New Evidence Casts Doubt on Franklin Expedition Theory
In January, University of Glasgow professors Keith Millar and Adrian W. Bowman and archaeologist William Battersby published “A re-analysis of the supposed role of lead poisoning in Sir John Franklin’s last expedition, 1845–1848” in the scholarly journal Polar Record. Their conclusions add a further layer of mystery to what caused the deaths of all 129 men on the Franklin expedition, an ill-fated British voyage that attempted to find the Northwest Passage in 1845 under historically cold conditions.
Theories over the years have cited diverse evidence to speculate about what caused the disaster and the crew’s ultimate fate. One early hypothesis suggested that scurvy was to blame, and ice-core analysis showed that the expedition attempted the Northwest Passage during a five-year period of exceptionally cold weather when the pack ice melted only a little, if at all. “Once beset in the ice then, whether scurvy-ridden or lead-poisoned or not, they had no hope of escape,” said Millar. “But the fact that the ships’ logs and other formal journals such as the surgeons’ ‘sick lists,’ which would provide hard evidence of what actually occurred, have never been recovered means that any such ‘explanations’ can only be speculation.”
A popular theory based on research from the 1980s proposed that lead poisoning may have significantly contributed to the declining health of the crew. (Cans containing the expedition’s provisions were sealed with lead solder.) But the recent article throws that theory into question.
In the 1980s and ’90s, Professor Owen Beattie and his colleagues observed that the Franklin’s crew had high levels of lead relative to today. However, it cannot be assumed that lead poisoning played a significant role in the deaths of the crew, Millar, Bowman, and Battersby argue. After all, 19th-century Britain was a lead-polluted environment where lead poisoning was not uncommon, so it’s not known whether the crew’s lead levels were unusual for the time or for Royal Navy personnel in particular. “Remarkably, there are no known normative data for 19th-century body-lead burdens in Britain,” Millar said.
To get an idea of the crew’s lead exposure, Millar and his colleagues reanalyzed the bone-lead content of seven expedition sailors’ skeletal remains. “It was evident that there was wide variation between the skeletons in their levels of lead, and, indeed, within skeletons according to different bone types,” he said.
Although the small sample sizes make it difficult to draw any conclusions about the bone-lead content of the entire crew, more definitive analyses are prohibited by the limited amount of available material. “As a consequence, our results, and those of others, must be treated cautiously,” Millar admitted. One other issue is that the identities of the seven skeletons are unknown. Therefore, their lifestyles and other factors that could have increased their lead exposures are mysteries. “We don’t know whether that small sample is representative of the whole crew, but we acknowledge the problem and emphasize it. One has to work with the material available.”

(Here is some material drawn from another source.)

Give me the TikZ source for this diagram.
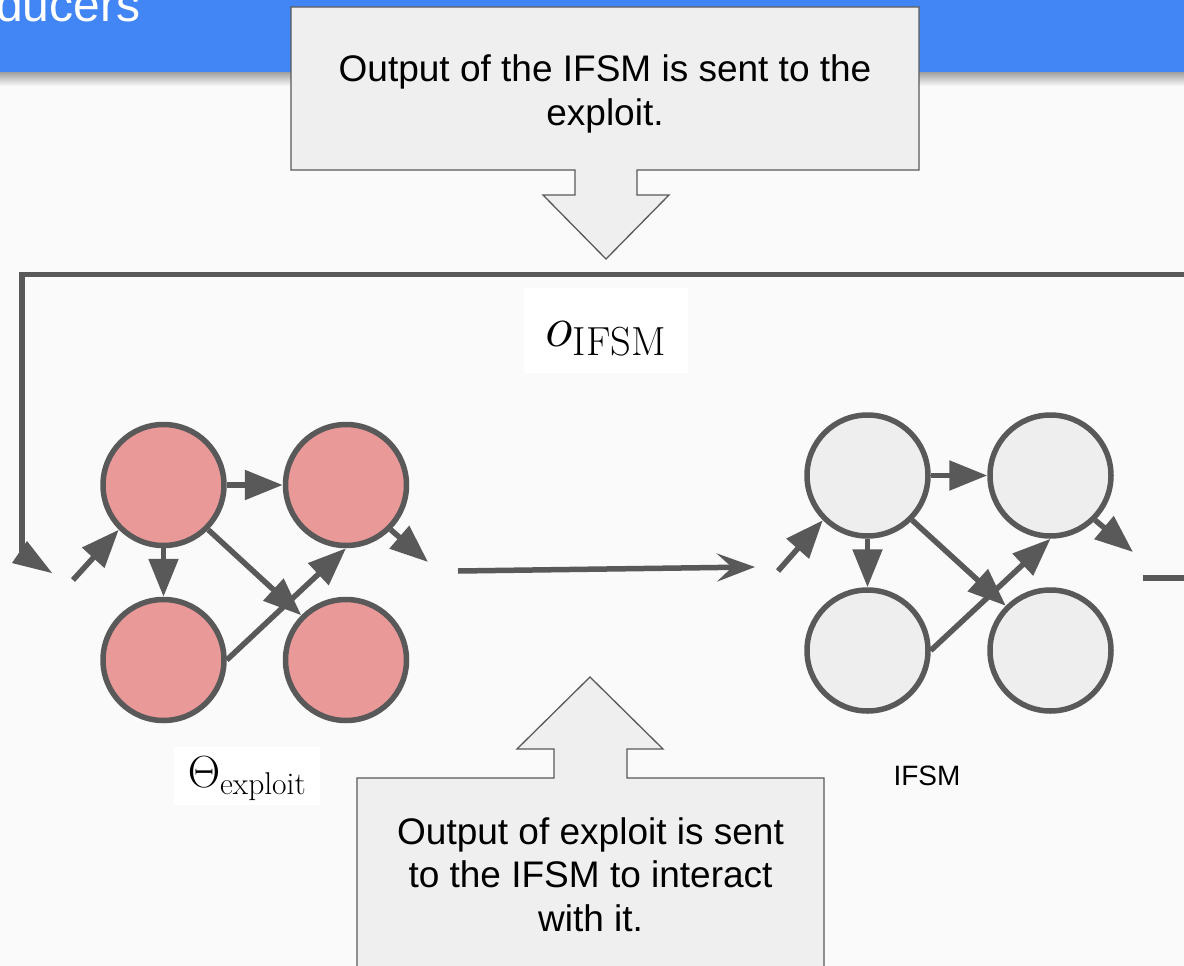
\RequirePackage{fix-cm}
\documentclass[tikz,border=0pt]{standalone}
\usepackage{fontspec}
\newfontfamily\uisans{Liberation Sans}
\usetikzlibrary{arrows.meta}
\definecolor{edgegray}{HTML}{595959}
\definecolor{nodered}{HTML}{EA9999}
\definecolor{nodegray}{HTML}{EEEEEE}
\definecolor{calloutfill}{HTML}{EFEFEF}
\definecolor{pagebg}{HTML}{FAFAFA}
\definecolor{headerblue}{HTML}{4285F4}
\begin{document}
\begin{tikzpicture}[x=1pt,y=-1pt,
  state/.style={circle, draw=edgegray, line width=5.5pt, minimum size=121pt, inner sep=0pt},
  redstate/.style={state, fill=nodered},
  graystate/.style={state, fill=nodegray},
  wire/.style={draw=edgegray, line width=5.5pt},
  link/.style={wire, -{Triangle[length=38pt,width=29pt]}},
  callout/.style={fill=calloutfill, draw=edgegray, line width=1.3pt, line join=miter},
  callouttext/.style={font=\uisans\fontsize{37}{43.5}\selectfont, align=center, inner sep=0pt, anchor=base},
  mathlabel/.style={fill=white, inner sep=0pt}
]
\useasboundingbox (0,0) rectangle (1184,966);
\fill[pagebg] (0,0) rectangle (1184,966);

% header band with its shadow
\fill[headerblue] (0,0) rectangle (1184,73);
\shade[top color=black!35, bottom color=pagebg] (0,73) rectangle (1184,86);
\node[anchor=base west, text=white, font=\uisans\fontsize{48}{52}\selectfont, inner sep=0pt] (title) at (-4,22) {ducers};

% upper callout pointing down (the node base is its last line)
\draw[callout] (291,7) -- (919,7) -- (919,170) -- (637,170) -- (637,195) -- (669,195)
  -- (606,259) -- (543,195) -- (575,195) -- (575,170) -- (291,170) -- cycle;
\node[callouttext] (topnote) at (605,125) {Output of the IFSM is sent to the\\exploit.};

% feedback loop from the IFSM back to the exploit
\coordinate (loopstart) at (1190,274.5);
\coordinate (loopend) at (22,552);
\draw[wire] (loopstart) -| (loopend);
\fill[edgegray] (12,563) -- (27,541) -- (52,573) -- cycle;

\node[mathlabel, minimum width=164pt, minimum height=85pt, text height=41pt, text depth=9pt,
  font=\fontsize{58}{62}\selectfont] (olabel) at (606,330.5) {$o_{\mathrm{IFSM}}$};

% exploit automaton
\node[redstate] (a1) at (163.5,485) {};
\node[redstate] (a2) at (346,485) {};
\node[redstate] (a3) at (163.5,660) {};
\node[redstate] (a4) at (346,660) {};
\coordinate (ain) at (73,580);
\coordinate (aout) at (428,562);
\draw[link] (ain) -- (a1.-135);
\draw[link] (a1.east) -- (a2.west);
\draw[link] (a1.south) -- (a3.north);
\draw[link] (a1.-45) -- (a4.135);
\draw[link] (a3.east) -- (a2.south);
\draw[link] (a2.-45) -- (aout);

% IFSM automaton
\node[graystate] (b1) at (867.5,475.5) {};
\node[graystate] (b2) at (1050.5,475.5) {};
\node[graystate] (b3) at (867.5,650.5) {};
\node[graystate] (b4) at (1050.5,650.5) {};
\coordinate (bin) at (778,571);
\coordinate (bout) at (1133,552);
\draw[link] (bin) -- (b1.-135);
\draw[link] (b1.east) -- (b2.west);
\draw[link] (b1.south) -- (b3.north);
\draw[link] (b1.-45) -- (b4.135);
\draw[link] (b3.east) -- (b2.south);
\draw[link] (b2.-45) -- (bout);
\coordinate (btail) at (1143,578);
\coordinate (bedge) at (1190,578);
\draw[wire] (btail) -- (bedge);

% exploit output fed to the IFSM
\coordinate (midstart) at (458,571);
\coordinate (midend) at (755,567);
\draw[wire, -{Stealth[length=38pt,width=28pt,inset=15pt]}] (midstart) -- (midend);

\node[mathlabel, minimum width=146pt, minimum height=58pt, text height=31pt, text depth=8pt,
  font=\fontsize{45}{48}\selectfont] (thlabel) at (247,776) {$\Theta_{\mathrm{exploit}}$};
\node[font=\uisans\fontsize{28}{32}\selectfont, anchor=base, inner sep=0pt] (iflabel) at (927,785) {IFSM};

% lower callout pointing up (the node base is its last line)
\draw[callout] (357,1000) -- (357,778) -- (554,778) -- (554,749) -- (517,749) -- (590,677)
  -- (663,749) -- (627,749) -- (627,778) -- (824,778) -- (824,1000) -- cycle;
\node[callouttext] (botnote) at (590.5,931) {Output of exploit is sent\\to the IFSM to interact\\with it.};
\end{tikzpicture}
\end{document}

The article’s authors believe that their results support the broader views of British and American historians that the Franklin tragedy had no single cause, but many. “There was the failure of the British Admiralty to prepare a rescue plan, and then their delay in starting the search when it was obvious that the expedition was in difficulty,” Millar said.
Other reasons are the search squadrons miscalculated Franklin’s likely route, so they searched in all the wrong places; the expedition was trapped in the Arctic during several seasons when the ice did not melt in summer, preventing an escape; and when the time came to desert the ships, the crews were not prepared for the harsh climate and terrain.
“What is remarkable, and is implicit in all historical accounts and in the results of scientific investigations, is that these men endured terrible suffering but that significant numbers continued in an attempt to pursue their duty in an endeavour that was, sadly, beyond their capability,” Millar said.